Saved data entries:
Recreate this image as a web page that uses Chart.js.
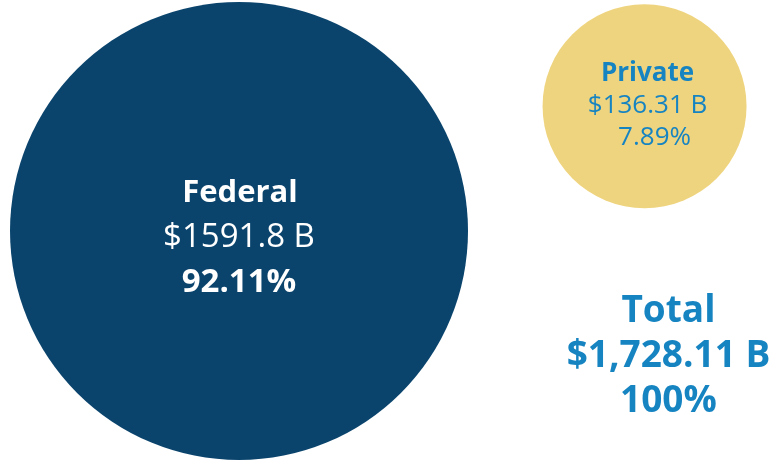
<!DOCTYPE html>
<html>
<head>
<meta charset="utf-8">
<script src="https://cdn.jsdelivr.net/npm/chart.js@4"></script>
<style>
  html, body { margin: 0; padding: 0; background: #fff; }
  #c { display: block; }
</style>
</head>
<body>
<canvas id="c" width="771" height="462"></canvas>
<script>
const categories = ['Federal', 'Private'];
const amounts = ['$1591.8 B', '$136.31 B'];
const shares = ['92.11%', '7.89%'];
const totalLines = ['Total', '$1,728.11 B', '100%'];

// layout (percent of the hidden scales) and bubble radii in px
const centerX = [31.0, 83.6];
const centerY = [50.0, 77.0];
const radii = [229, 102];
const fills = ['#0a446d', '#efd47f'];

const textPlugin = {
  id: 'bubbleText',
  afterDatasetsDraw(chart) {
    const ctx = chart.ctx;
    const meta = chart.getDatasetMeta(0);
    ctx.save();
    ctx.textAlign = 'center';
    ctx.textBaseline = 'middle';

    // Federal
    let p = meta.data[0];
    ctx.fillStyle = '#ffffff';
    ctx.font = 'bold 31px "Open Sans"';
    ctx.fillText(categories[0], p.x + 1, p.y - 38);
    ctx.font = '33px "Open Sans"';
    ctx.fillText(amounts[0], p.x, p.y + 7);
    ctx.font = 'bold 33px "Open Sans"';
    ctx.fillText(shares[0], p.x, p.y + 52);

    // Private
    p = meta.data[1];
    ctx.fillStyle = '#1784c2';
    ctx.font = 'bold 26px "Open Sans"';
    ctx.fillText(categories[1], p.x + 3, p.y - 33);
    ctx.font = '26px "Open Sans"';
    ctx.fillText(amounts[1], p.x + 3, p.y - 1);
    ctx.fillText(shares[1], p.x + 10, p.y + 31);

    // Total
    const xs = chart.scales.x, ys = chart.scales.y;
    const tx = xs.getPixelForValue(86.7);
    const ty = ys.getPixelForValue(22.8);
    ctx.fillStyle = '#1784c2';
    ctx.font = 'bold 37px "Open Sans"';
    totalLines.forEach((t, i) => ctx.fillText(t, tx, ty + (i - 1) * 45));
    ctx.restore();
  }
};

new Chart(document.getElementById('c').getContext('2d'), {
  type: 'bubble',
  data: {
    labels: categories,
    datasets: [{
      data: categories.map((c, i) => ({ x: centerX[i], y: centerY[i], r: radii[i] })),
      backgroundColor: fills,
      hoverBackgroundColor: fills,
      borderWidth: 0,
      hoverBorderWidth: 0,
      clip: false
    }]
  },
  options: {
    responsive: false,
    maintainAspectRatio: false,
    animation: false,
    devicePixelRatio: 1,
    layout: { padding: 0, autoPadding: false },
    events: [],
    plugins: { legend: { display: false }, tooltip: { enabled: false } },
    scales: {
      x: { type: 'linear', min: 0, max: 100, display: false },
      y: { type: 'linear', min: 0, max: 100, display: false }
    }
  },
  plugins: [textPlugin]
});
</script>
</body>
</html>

...

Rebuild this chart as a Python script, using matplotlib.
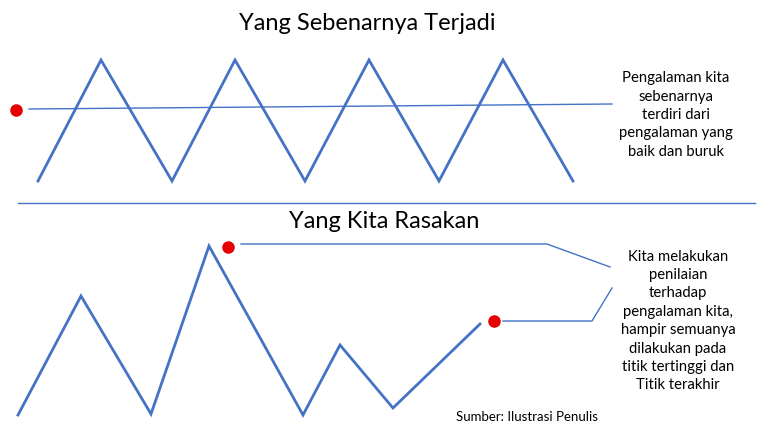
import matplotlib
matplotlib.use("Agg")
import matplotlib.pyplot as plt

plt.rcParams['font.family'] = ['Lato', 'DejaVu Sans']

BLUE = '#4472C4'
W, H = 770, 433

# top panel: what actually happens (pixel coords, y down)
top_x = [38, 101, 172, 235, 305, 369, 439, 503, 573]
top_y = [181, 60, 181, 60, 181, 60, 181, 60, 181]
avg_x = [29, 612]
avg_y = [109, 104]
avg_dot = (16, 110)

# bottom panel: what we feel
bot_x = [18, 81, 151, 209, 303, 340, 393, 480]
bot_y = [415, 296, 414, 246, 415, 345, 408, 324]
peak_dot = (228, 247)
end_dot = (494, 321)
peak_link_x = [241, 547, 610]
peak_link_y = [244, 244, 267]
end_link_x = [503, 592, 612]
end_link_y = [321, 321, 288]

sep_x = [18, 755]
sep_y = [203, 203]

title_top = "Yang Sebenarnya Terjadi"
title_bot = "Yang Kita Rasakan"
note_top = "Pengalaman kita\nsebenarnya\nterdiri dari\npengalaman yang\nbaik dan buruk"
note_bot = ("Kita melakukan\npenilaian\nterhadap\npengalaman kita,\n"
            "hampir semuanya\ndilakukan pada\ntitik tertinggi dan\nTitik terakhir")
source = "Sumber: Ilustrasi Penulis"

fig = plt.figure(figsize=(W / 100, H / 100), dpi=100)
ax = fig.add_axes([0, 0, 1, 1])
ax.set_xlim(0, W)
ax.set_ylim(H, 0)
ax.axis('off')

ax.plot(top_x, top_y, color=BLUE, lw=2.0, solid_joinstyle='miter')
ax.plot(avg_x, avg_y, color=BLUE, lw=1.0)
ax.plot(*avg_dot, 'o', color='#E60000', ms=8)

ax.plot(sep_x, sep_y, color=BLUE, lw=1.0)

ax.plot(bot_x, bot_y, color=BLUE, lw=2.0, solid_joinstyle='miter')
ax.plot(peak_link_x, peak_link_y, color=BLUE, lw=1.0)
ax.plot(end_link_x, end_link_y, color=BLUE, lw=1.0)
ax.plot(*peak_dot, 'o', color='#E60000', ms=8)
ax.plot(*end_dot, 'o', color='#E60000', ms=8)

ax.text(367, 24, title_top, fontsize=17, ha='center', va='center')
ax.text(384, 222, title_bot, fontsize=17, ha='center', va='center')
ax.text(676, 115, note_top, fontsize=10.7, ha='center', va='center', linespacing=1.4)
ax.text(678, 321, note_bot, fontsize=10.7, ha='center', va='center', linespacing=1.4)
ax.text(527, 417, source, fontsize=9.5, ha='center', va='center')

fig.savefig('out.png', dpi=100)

* * *

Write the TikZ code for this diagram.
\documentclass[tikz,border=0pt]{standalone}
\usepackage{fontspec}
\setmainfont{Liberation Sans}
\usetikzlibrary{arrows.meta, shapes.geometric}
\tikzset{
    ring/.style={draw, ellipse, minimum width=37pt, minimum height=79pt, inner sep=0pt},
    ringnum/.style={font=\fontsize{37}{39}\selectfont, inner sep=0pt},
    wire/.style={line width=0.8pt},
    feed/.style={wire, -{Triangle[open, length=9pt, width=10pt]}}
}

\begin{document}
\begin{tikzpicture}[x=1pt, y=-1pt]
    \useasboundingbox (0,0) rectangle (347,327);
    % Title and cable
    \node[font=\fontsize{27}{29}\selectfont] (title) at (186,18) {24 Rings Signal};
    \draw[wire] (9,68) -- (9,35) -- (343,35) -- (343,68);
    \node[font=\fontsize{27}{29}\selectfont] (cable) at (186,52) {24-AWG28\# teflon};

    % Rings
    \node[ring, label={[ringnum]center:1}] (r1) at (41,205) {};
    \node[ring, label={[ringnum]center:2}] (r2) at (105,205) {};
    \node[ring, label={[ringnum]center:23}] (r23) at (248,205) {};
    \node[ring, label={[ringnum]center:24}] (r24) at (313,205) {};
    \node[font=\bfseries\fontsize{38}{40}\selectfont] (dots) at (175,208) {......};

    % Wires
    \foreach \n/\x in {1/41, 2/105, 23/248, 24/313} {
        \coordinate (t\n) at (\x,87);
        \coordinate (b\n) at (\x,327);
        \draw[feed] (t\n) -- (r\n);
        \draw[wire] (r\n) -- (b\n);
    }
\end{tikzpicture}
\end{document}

WHAT THE TASK ASKS: Above are some records. Reproduce the lines from the one with "Recreate this image" down to the one with "ctx.textBaseline = 'middle';", keeping both, and leave every picture out.

FINAL RESULT:
Recreate this image as a web page that uses Chart.js.
<!DOCTYPE html>
<html>
<head>
<meta charset="utf-8">
<script src="https://cdn.jsdelivr.net/npm/chart.js@4"></script>
<style>
  html, body { margin: 0; padding: 0; background: #fff; }
  #c { display: block; }
</style>
</head>
<body>
<canvas id="c" width="771" height="462"></canvas>
<script>
const categories = ['Federal', 'Private'];
const amounts = ['$1591.8 B', '$136.31 B'];
const shares = ['92.11%', '7.89%'];
const totalLines = ['Total', '$1,728.11 B', '100%'];

// layout (percent of the hidden scales) and bubble radii in px
const centerX = [31.0, 83.6];
const centerY = [50.0, 77.0];
const radii = [229, 102];
const fills = ['#0a446d', '#efd47f'];

const textPlugin = {
  id: 'bubbleText',
  afterDatasetsDraw(chart) {
    const ctx = chart.ctx;
    const meta = chart.getDatasetMeta(0);
    ctx.save();
    ctx.textAlign = 'center';
    ctx.textBaseline = 'middle';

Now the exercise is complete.